-- start --
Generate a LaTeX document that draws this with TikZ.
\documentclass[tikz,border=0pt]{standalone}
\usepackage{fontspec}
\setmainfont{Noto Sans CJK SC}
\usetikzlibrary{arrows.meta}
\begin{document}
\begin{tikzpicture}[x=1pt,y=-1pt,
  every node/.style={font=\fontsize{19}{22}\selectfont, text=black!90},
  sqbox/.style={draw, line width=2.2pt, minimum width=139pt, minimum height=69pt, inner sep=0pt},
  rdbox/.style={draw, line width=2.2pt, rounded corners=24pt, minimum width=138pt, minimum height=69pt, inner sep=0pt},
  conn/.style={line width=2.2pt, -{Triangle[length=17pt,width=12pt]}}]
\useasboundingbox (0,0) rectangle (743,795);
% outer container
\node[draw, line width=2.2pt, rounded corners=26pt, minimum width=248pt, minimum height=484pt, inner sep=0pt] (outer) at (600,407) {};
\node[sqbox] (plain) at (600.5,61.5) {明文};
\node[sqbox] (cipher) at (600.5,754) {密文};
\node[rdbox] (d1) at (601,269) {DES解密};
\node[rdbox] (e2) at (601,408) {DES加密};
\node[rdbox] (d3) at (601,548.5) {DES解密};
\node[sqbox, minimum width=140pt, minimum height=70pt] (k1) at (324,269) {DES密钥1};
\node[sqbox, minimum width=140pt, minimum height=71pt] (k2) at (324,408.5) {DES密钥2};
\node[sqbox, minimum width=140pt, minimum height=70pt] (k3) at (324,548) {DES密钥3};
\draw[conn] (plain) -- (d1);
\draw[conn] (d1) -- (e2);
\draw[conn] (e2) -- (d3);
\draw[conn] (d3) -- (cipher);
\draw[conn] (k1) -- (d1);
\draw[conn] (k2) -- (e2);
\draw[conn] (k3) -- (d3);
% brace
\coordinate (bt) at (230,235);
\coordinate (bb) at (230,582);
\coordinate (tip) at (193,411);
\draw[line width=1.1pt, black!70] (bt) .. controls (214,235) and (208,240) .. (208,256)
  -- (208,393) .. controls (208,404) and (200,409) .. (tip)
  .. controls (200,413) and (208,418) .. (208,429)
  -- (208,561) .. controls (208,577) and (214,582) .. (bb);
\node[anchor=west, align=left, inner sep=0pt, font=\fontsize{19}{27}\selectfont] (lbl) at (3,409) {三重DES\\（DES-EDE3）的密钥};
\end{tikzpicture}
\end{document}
-- end --
-- start --
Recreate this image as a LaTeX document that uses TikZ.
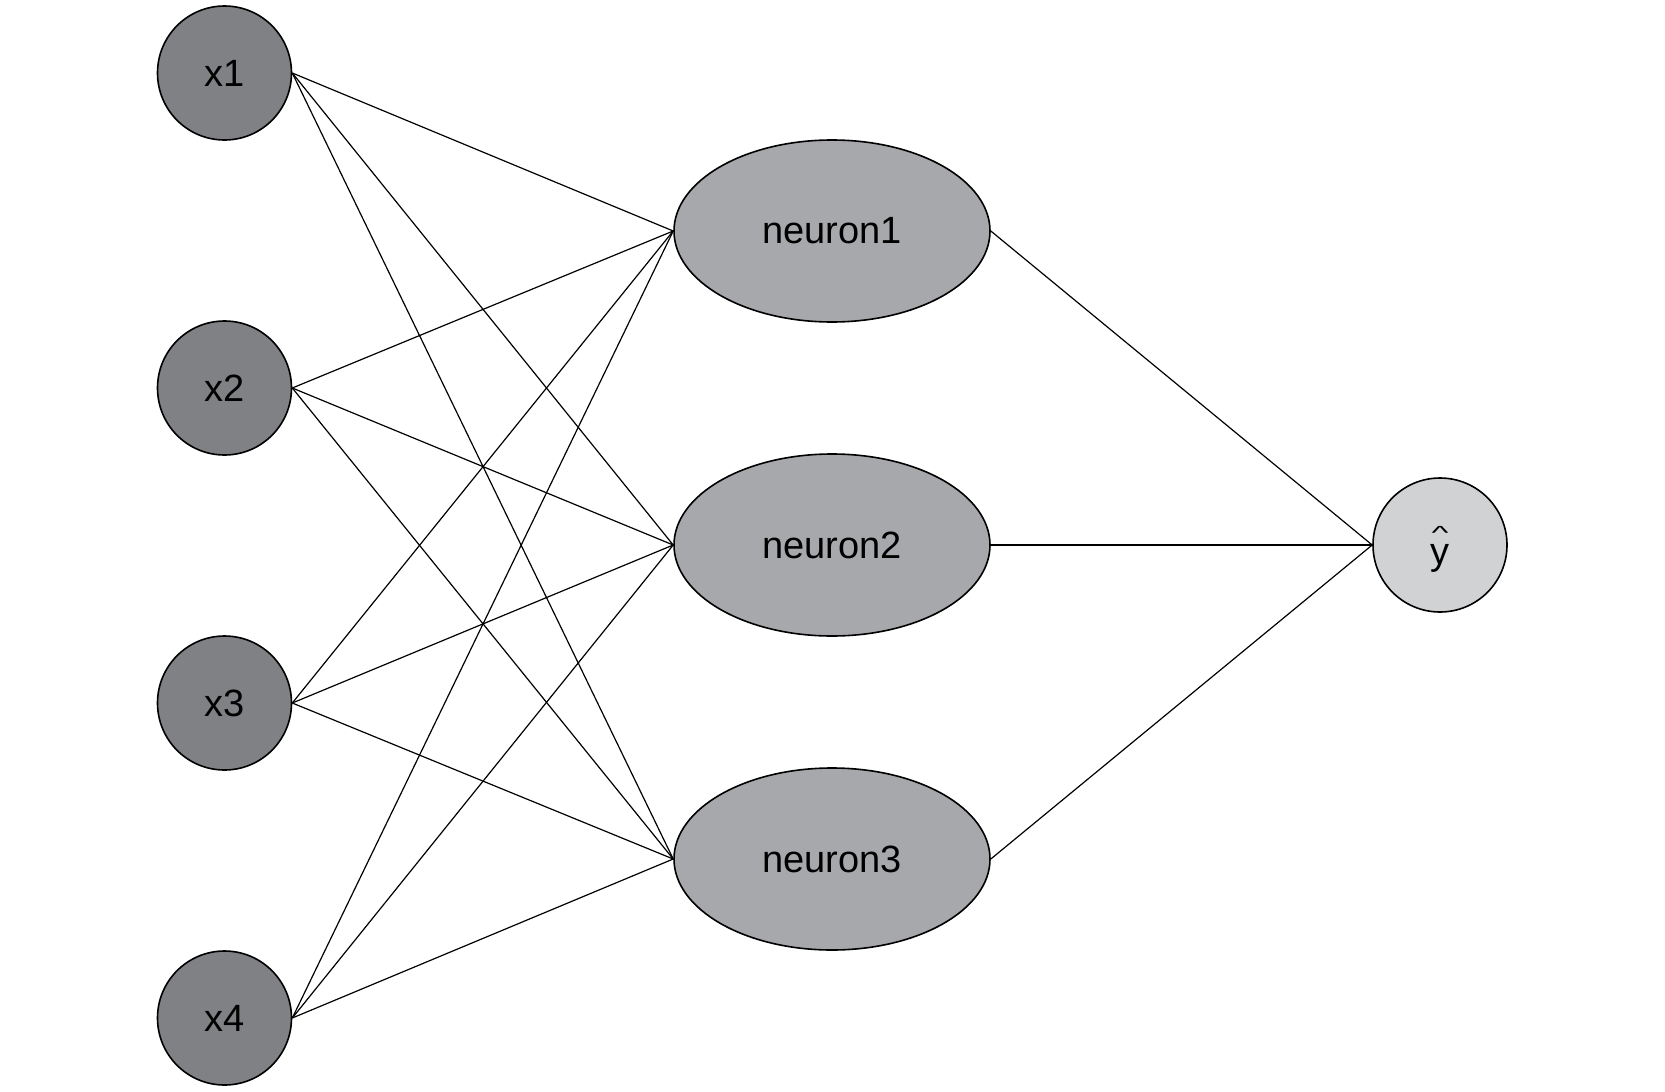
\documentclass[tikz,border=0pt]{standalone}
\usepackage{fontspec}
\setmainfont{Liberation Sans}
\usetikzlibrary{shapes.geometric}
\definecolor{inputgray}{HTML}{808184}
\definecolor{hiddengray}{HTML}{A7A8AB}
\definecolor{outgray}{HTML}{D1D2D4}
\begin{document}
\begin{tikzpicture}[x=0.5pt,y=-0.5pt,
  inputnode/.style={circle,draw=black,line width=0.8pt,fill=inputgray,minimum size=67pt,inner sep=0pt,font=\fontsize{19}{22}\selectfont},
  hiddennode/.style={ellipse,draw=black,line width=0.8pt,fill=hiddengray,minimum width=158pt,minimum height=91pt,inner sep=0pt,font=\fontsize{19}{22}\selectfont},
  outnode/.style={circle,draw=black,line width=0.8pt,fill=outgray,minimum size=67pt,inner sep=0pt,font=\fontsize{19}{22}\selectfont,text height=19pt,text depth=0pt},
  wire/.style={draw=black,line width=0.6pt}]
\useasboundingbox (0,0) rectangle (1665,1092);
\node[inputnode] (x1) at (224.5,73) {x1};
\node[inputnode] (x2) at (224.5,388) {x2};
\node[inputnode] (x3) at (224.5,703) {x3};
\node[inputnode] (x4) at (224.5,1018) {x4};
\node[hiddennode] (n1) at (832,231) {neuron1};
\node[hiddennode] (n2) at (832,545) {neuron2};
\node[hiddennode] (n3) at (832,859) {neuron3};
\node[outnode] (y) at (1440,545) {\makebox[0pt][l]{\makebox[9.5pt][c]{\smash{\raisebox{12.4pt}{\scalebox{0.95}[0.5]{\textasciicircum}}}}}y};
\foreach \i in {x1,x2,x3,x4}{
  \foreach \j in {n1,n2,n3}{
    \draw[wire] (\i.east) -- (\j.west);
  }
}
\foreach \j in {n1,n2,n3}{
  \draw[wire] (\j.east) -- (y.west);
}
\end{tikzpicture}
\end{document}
-- end --
Stated goal: From the entries above, collect every line with the string "this" in it.

Task answer:
Generate a LaTeX document that draws this with TikZ.
Recreate this image as a LaTeX document that uses TikZ.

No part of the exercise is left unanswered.